We have an old hand-hewn wooden bench that in addition to rough charm has some equally rough splinters, one of which ended up jammed under one of my fingernails. Even handy Bill couldn’t retrieve the ½ inch (1.25 cm) intruder that was more of a nuisance than an urgence so we made an appointment to see our family doctor. With the warning of “tell me if this hurts” he too tried in vain and soon said that I would have to go to the hospital. That was not what I wanted to hear, especially in light of the coronavirus situation, but he said that I had no other option. Just walk in and wait your turn; no appointments possible.
Since we now had the choice of when to take care of the problem, I looked at the hospital on Google maps to see that it started getting busy daily at 9:00 AM so we walked over there on a Tuesday morning at 8:45. At the reception desk I was asked for my Carte Vitale (national health insurance ID card) and with that I handed in something else that we’ve found to be invaluable: a calling card. It lists our names, address, phone number and email addresses. With that there is no concern about misspellings or misunderstandings due to accents or language challenges.
Once that information was entered, Bill was directed to the family waiting room while I was sent through locked doors to a different area where I was delighted to find only one other patient. Yes, being able to choose what I hoped would not be a busy time paid off. Five minutes later I was escorted to an exam room where the nurse first doused my finger with a clear liquid to see if an infection had set in and then took a drop of blood to determine if my tetanus vaccination was still valid. Lastly she sprayed my finger with Lidocaine and left me there to wait for its numbing properties to take effect.
About 20 minutes later the doctor came in, assessed the situation, and said that he would first attempt to remove the splinter with hemostat forceps.
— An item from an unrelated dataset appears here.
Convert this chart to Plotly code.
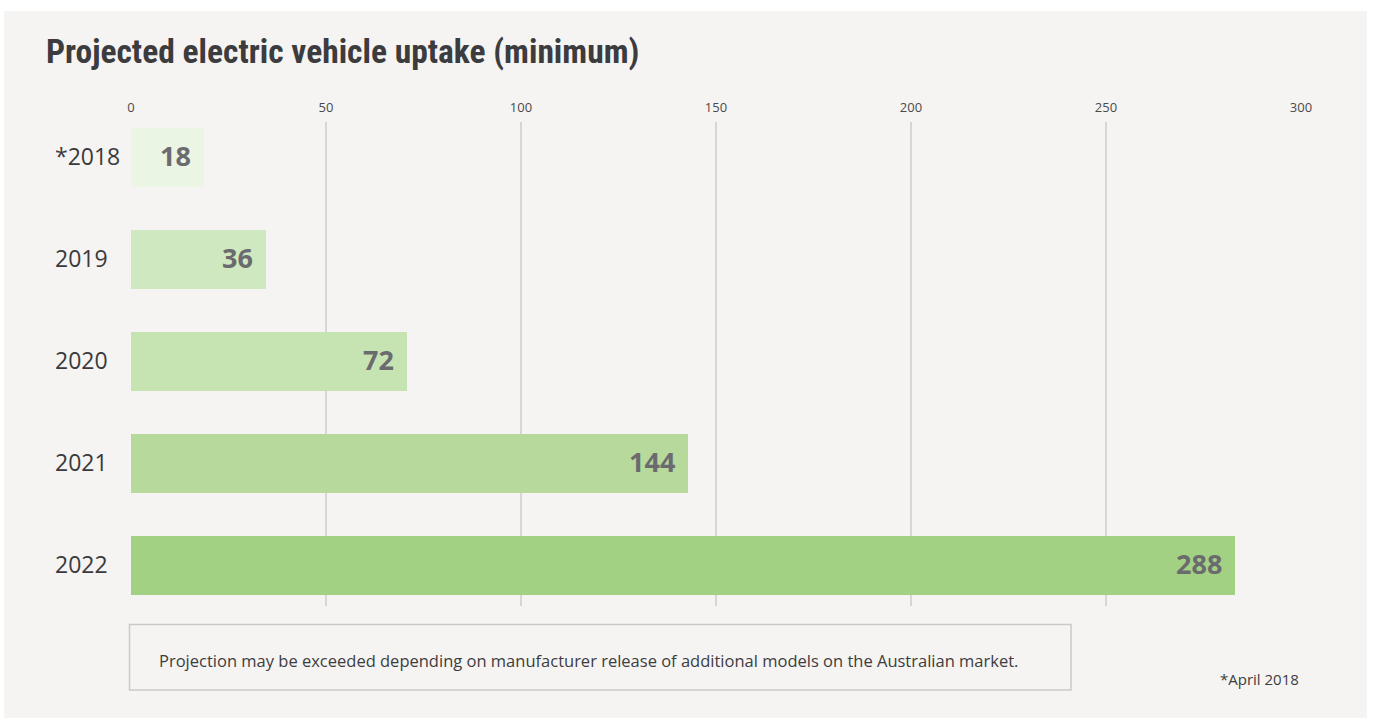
import plotly.graph_objects as go

# ---- data ----
categories = ["*2018", "2019", "2020", "2021", "2022"]
value_labels = [18, 36, 72, 144, 288]
bar_lengths = [18.8, 34.7, 70.8, 142.9, 283.2]   # lengths as drawn in the reference
bar_colors = ["#eaf5e3", "#cfe8c0", "#c6e3b2", "#b7da9c", "#a2d184"]
x_ticks = [0, 50, 100, 150, 200, 250, 300]

title_text = "Projected electric vehicle uptake (minimum)"
note_text = ("Projection may be exceeded depending on manufacturer release of "
             "additional models on the Australian market.")
date_text = "*April 2018"

W, H = 1375, 718
L, R, T, B = 131, 1301, 122, 606   # plot area in pixels

def px(x):
    return (x - L) / (R - L)

def py(y):
    return (B - y) / (B - T)

BG = "#f5f4f2"
FONT = "Open Sans, Noto Sans, sans-serif"

fig = go.Figure()
fig.add_trace(go.Bar(
    y=categories, x=bar_lengths, orientation="h",
    marker=dict(color=bar_colors, line=dict(width=0)),
    width=0.575, hoverinfo="skip", showlegend=False,
))

annotations = []
for i, (c, v, lab) in enumerate(zip(categories, bar_lengths, value_labels)):
    annotations.append(dict(
        x=v, y=i, xref="x", yref="y", text=f"<b>{lab}</b>", showarrow=False,
        xanchor="right", yanchor="middle", xshift=-11, yshift=2,
        font=dict(family=FONT, size=27, color="#6b6b6f"),
    ))
    annotations.append(dict(
        x=px(53), y=i, xref="paper", yref="y", text=c, showarrow=False,
        xanchor="left", yanchor="middle", yshift=1,
        font=dict(family=FONT, size=23, color="#3a3a3c"),
    ))

annotations.append(dict(
    x=px(44), y=py(52), xref="paper", yref="paper",
    text=f"<b>{title_text}</b>", showarrow=False, xanchor="left", yanchor="middle",
    font=dict(family="Liberation Sans Narrow, Roboto Condensed, Roboto, sans-serif",
              size=33.5, color="#3c3c3e"),
))
annotations.append(dict(
    x=px(157), y=py(660), xref="paper", yref="paper", text=note_text,
    showarrow=False, xanchor="left", yanchor="middle",
    font=dict(family=FONT, size=16.5, color="#3d3d3f"),
))
annotations.append(dict(
    x=px(1301), y=py(679), xref="paper", yref="paper", text=date_text,
    showarrow=False, xanchor="right", yanchor="middle",
    font=dict(family=FONT, size=15, color="#3d3d3f"),
))

shapes = [
    dict(type="rect", xref="paper", yref="paper",
         x0=px(4), x1=px(1367), y0=py(11), y1=py(718),
         fillcolor=BG, line=dict(width=0), layer="below"),
    dict(type="rect", xref="paper", yref="paper",
         x0=px(129.5), x1=px(1071), y0=py(624.5), y1=py(690),
         fillcolor=BG, line=dict(color="#c9c9c9", width=1.5), layer="below"),
]

fig.update_layout(
    width=W, height=H,
    margin=dict(l=L, r=W - R, t=T, b=H - B, pad=0),
    paper_bgcolor="white", plot_bgcolor="rgba(0,0,0,0)",
    annotations=annotations, shapes=shapes,
    xaxis=dict(range=[0, 300], side="top", tickvals=x_ticks,
               showgrid=True, gridcolor="#d6d6d6", gridwidth=2,
               zeroline=False, showline=False, ticks="",
               ticklabelstandoff=6,
               tickfont=dict(family=FONT, size=13, color="#4a4a4c"),
               fixedrange=True),
    yaxis=dict(type="category", range=[4.4, -0.346], showticklabels=False,
               showgrid=False, zeroline=False, showline=False, ticks="",
               categoryorder="array", categoryarray=categories,
               fixedrange=True),
    bargap=0,
)

fig.write_html("out.html", config={"displayModeBar": False},
               post_script="document.body.style.margin='0';")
The only word he said in English was “pain” but luckily before I had time to think about that, the sprinter was out. He then escorted me out to the reception desk where he handed me a printed recap of the services carried out and sent me out the door.
And what was our out-of-pocket expense for all of this? 15 euros. The cost to visit the emergency room was 25€ while the services of the doctor and nurse were 48€ for a total of 73€. Universal health care that ensures that every resident in France is covered by health insurance paid for all but 15€. We are indeed grateful to be living here.